Il più recente progetto di equo compenso induce spesso ad equivoci troppo ottimistici o troppo pessimistici sul futuro di una categoria che può solo sperare nel futuro anteriore. Se ci arriva.

 

Il mio resoconto dell’altro giorno sulle proposte avanzate dall’OdG al Governo per una soluzione del nodo dell’equo compenso giornalistico, che si trascina da un dodicennio, ha sollevato alcune reazioni e, purtroppo, alcuni fraintendimenti poi dibattuti sui social e in privato.

Fraintendimenti non sul merito (del resto mi sono limitato alla cronaca), ma sulle prospettive che avevo prefigurato.

Le reazioni sono state, in sintesi, di tre tipi.

Il primo: “tanto non serve a nulla, non cambia nulla“, etc.

Questo è, a mio parere, un parziale abbaglio.
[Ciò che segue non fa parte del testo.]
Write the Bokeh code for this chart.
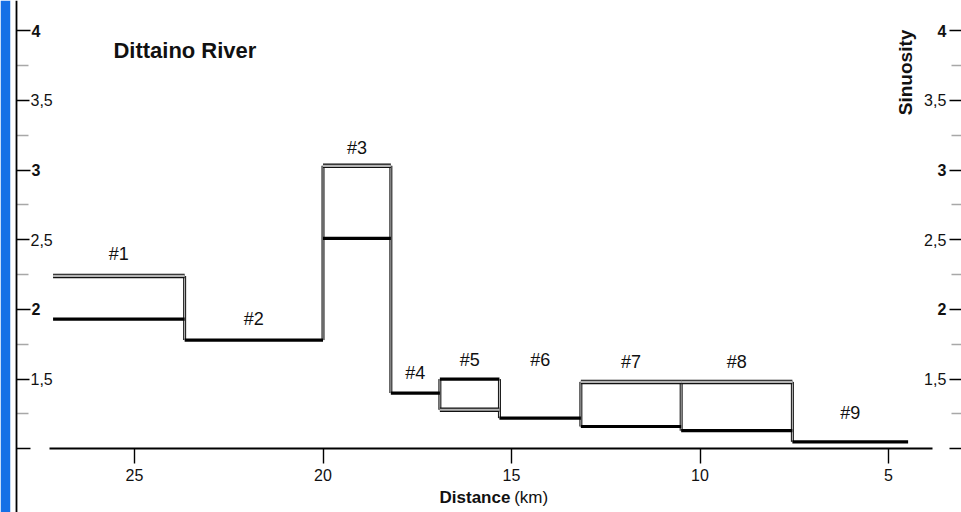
import numpy as np
from bokeh.plotting import figure
from bokeh.models import Range1d, LinearAxis, FixedTicker, CustomJSTickFormatter
from bokeh.core.properties import value
from bokeh.embed import file_html
from bokeh.resources import INLINE

# ---------------- data ----------------
reach_labels = ["#1", "#2", "#3", "#4", "#5", "#6", "#7", "#8", "#9"]
# reach boundaries along the river (km), upstream -> downstream
reach_bounds_km = [27.16, 23.67, 20.0, 18.2, 16.9, 15.32, 13.16, 10.5, 7.55, 4.48]
# sinuosity drawn as double (outlined) line; NaN where not present
sinuosity_double = [2.24, np.nan, 3.03, np.nan, 1.28, np.nan, 1.48, 1.48, np.nan]
# sinuosity drawn as thick black line
sinuosity_thick = [1.93, 1.78, 2.51, 1.40, 1.50, 1.22, 1.16, 1.13, 1.05]

x_ticks = [25, 20, 15, 10, 5]
y_ticks_int = [1, 2, 3, 4]
y_ticks_half = [1.5, 2.5, 3.5]
y_ticks_minor = [1.25, 1.75, 2.25, 2.75, 3.25, 3.75]

title_text = "Dittaino River"
y_title = "Sinuosity"
x_title_bold = "Distance"
x_title_unit = "(km)"

# label raise above the highest line of each reach (pixels)
label_raise_px = [22, 21, 18, 20, 19, 58, 20, 20, 29]

FONT = "Liberation Sans"

# ---------------- figure ----------------
p = figure(width=961, height=512, output_backend="svg", toolbar_location=None,
           title=None, tools="",
           x_range=Range1d(28.289, 3.064), y_range=Range1d(0.543, 4.216),
           x_axis_location=None, y_axis_location=None,
           min_border=0, min_border_left=10, min_border_right=0,
           min_border_top=0, min_border_bottom=0,
           border_fill_color="#1570e6", background_fill_color="white",
           outline_line_color=None)
p.grid.visible = False

bounds = np.array(reach_bounds_km, dtype=float)
x0 = bounds[:-1]
x1 = bounds[1:]
dbl = np.array(sinuosity_double, dtype=float)
thk = np.array(sinuosity_thick, dtype=float)

# vertical connectors at interior boundaries, spanning adjacent reaches' values
vx, vlo, vhi = [], [], []
for i in range(len(x0) - 1):
    vals = [v for v in (dbl[i], thk[i], dbl[i + 1], thk[i + 1]) if not np.isnan(v)]
    vx.append(x1[i])
    vlo.append(min(vals))
    vhi.append(max(vals))

p.segment(x0=vx, y0=vlo, x1=vx, y1=vhi, line_color="#111111", line_width=3)
p.segment(x0=vx, y0=vlo, x1=vx, y1=vhi, line_color="#c4c4c4", line_width=1)

m = ~np.isnan(dbl)
p.segment(x0=x0[m], y0=dbl[m], x1=x1[m], y1=dbl[m], line_color="#111111", line_width=4.5)
p.segment(x0=x0[m], y0=dbl[m], x1=x1[m], y1=dbl[m], line_color="#b4b4b4", line_width=2.2)

p.segment(x0=x0, y0=thk, x1=x1, y1=thk, line_color="#000000", line_width=3.2)

# reach labels
top = np.fmax(dbl, thk)
mid = (x0 + x1) / 2
p.text(x=mid, y=top, text=reach_labels, y_offset=[-r for r in label_raise_px],
       text_font=value(FONT), text_font_size="18px", text_color="#111111",
       text_align="center", text_baseline="middle")

# ---------------- axes ----------------
X_LEFT = 28.13   # position of inner left axis line
X_RIGHT = 3.07   # position of right axis

fmt_int = CustomJSTickFormatter(code="return tick == 1 ? '' : tick.toFixed(0)")
fmt_half = CustomJSTickFormatter(code="return tick.toFixed(1).replace('.', ',')")
fmt_none = CustomJSTickFormatter(code="return ''")


def y_axis(ticks, fmt, loc, tick_len, color, bold, line=False):
    ax = LinearAxis(ticker=FixedTicker(ticks=ticks, minor_ticks=[]), formatter=fmt,
                    fixed_location=loc,
                    major_tick_in=0, major_tick_out=tick_len,
                    major_tick_line_color=color, major_tick_line_width=1.4,
                    minor_tick_out=0, minor_tick_in=0,
                    major_label_standoff=1 if loc == X_LEFT else 3,
                    major_label_text_font=FONT, major_label_text_font_size="16px",
                    major_label_text_color="#111111",
                    major_label_text_font_style="bold" if bold else "normal",
                    axis_line_color="#000000" if line else None,
                    axis_line_width=1.8)
    return ax


# inner left axis (labels to the right of the line)
p.add_layout(y_axis(y_ticks_minor, fmt_none, X_LEFT, 12, "#a8a8a8", False), "right")
p.add_layout(y_axis(y_ticks_half, fmt_half, X_LEFT, 13, "#000000", False), "right")
p.add_layout(y_axis(y_ticks_int, fmt_int, X_LEFT, 14, "#000000", True, line=True), "right")

# right axis (labels to the left of the ticks)
p.add_layout(y_axis(y_ticks_minor, fmt_none, X_RIGHT, 10, "#a8a8a8", False), "left")
p.add_layout(y_axis(y_ticks_half, fmt_half, X_RIGHT, 12, "#000000", False), "left")
p.add_layout(y_axis(y_ticks_int, fmt_int, X_RIGHT, 12, "#000000", True), "left")

# distance axis
xax = LinearAxis(ticker=FixedTicker(ticks=x_ticks, minor_ticks=[]),
                 fixed_location=1.0, bounds=(3.83, 27.25),
                 major_tick_in=0, major_tick_out=15, major_tick_line_width=1.4,
                 minor_tick_out=0, minor_tick_in=0,
                 major_label_standoff=5,
                 major_label_text_font=FONT, major_label_text_font_size="16px",
                 major_label_text_color="#111111",
                 axis_line_color="#000000", axis_line_width=1.8)
p.add_layout(xax, "below")

# ---------------- texts ----------------
p.text(x=[25.56], y=[3.857], text=[title_text], text_font=value(FONT),
       text_font_size="22px", text_font_style="bold", text_color="#111111",
       text_align="left", text_baseline="middle")
p.text(x=[4.55], y=[3.70], text=[y_title], angle=np.pi / 2, text_font=value(FONT),
       text_font_size="19px", text_font_style="bold", text_color="#111111",
       text_align="center", text_baseline="middle")
p.text(x=[15.03], y=[0.651], text=[x_title_bold], text_font=value(FONT),
       text_font_size="17px", text_font_style="bold", text_color="#111111",
       text_align="right", text_baseline="middle")
p.text(x=[14.93], y=[0.651], text=[x_title_unit], text_font=value(FONT),
       text_font_size="17px", text_color="#111111",
       text_align="left", text_baseline="middle")

open("out.html", "w").write(file_html(p, INLINE))
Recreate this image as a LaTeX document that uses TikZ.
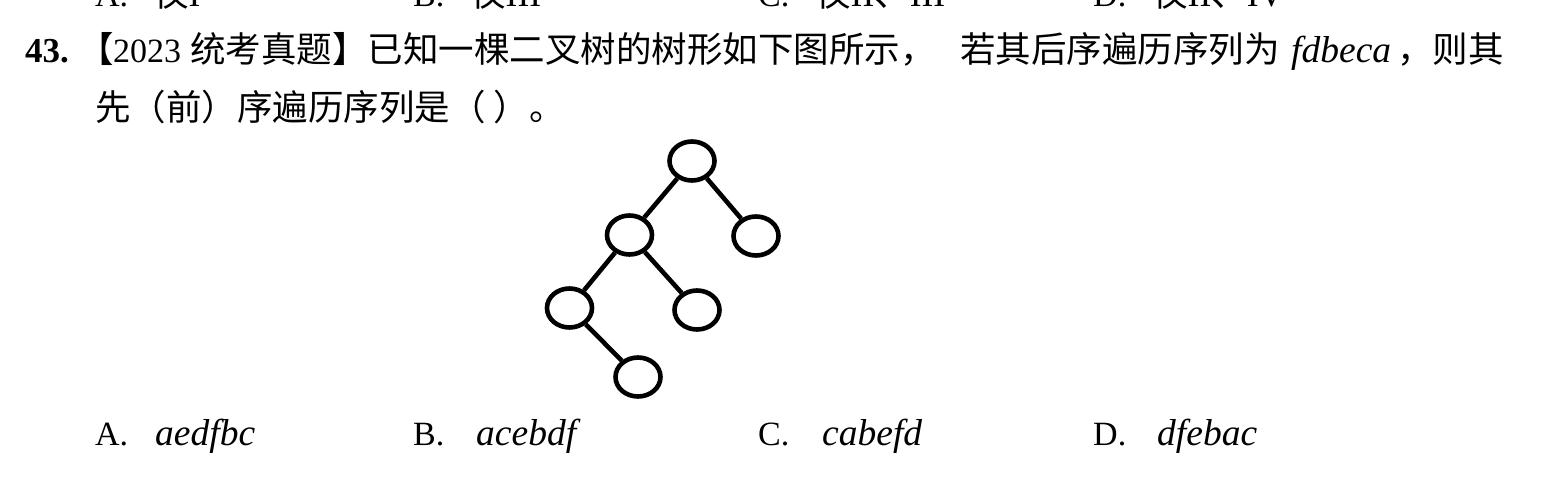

Certamente non cambierà nulla per il destino dei liberi professionisti di ieri e di oggi, sostanzialmente defunti sotto il profilo lavorativo. Cambia però del tutto l’orizzonte normativo visto che, se andrà in porto, il progetto ribalterà radicalmente, sotto il profilo procedurale e giudiziario, le posizioni di giornalisti ed editori. Non è tutto, nè molto, ma visto il ritardo con cui tutto ciò arriva, qualcosa è.

Il secondo (corollario del primo): “non è vero che i freelance sono morti, ce ne sono migliaia, i giornali non camperebbero senza di loro, etc“.

Altro mezzo abbaglio di natura tecnico-terminologica, dovuta all’abuso in senso generico dell’espressione freelance. Insomma, basta intendersi: se per tale si indica qualunque giornalista, o perfino non giornalista, che in una qualunque forma autonoma (partita iva o meno, monomandato o meno, abusivo o meno, inpgi o meno, gratis o semigratis o meno) produce contenuti che i giornali pubblicano, allora forse è vero che sono migliaia. Ma se per freelance si intende la figura corretta o almeno parzialmente corretta, ossia chi svolge in misura esclusiva, prevalente o significativa l’attività giornalistica propriamente detta, con iscrizione all’OdG, una posizione Inpgi e per più committenti, allora il discorso cambia e i numeri scendono drasticamente, fino ad azzerare il genus o quasi. Quindi a beneficiare delle nuove norme saranno i pochissimi che sopravviveranno e quelli che verranno (se verranno).

Il terzo è il più inquietante: “evviva, era ora, finalmente verremo tutti pagati decentemente e magari bene“.

Questo invece è un abbaglio a tutto tondo, per un motivo molto semplice: se tutto andrà in porto (e non è affatto detto, anzi) più si alzano le (giuste) pretese economiche di chi lavora, più si alzano quelle qualitative di chi il lavoro lo deve pagare. In altri termini: se c’è chi chi mi scrive un pezzo a 5 euro o gratis, uno vale l’altro. Mi costa poco, gli chiedo poco. Se però, ex lege, anche quel poco devo comunque pagarlo 50 o più, allora la mia selezione per prendere i più bravi, capaci, efficenti sarà comprensibilmente feroce. E lascerà sul campo il 75% di chi, attualmente, vivacchia arrabattandosi. Pertanto, a compensi decuplicati corrisponderà una decimazione dei compensati. E’ la crudele legge del mercato ma, onestamente, non mi sento di contestarla.

Alla luce di ciò, l’unica via di uscita che il sistema potrà trovare per salvarsi sarà portare a compimento il percorso di progressiva dilettantizzazione della categoria avviato con grande successo da qualche anno: la professionalità è diventato un optional spesso ingombrante e l’informazione è affidata alle mani degli hobbisty di bocca buona, che lavorano per passatempo in quanto vivono d’altro e che, così facendo, mettono fuori mercato chi avrebbe la pretesa di lavorare retribuito.

Riusciranno i pretenziosi a contrastare questa deriva? Ho i miei dubbi.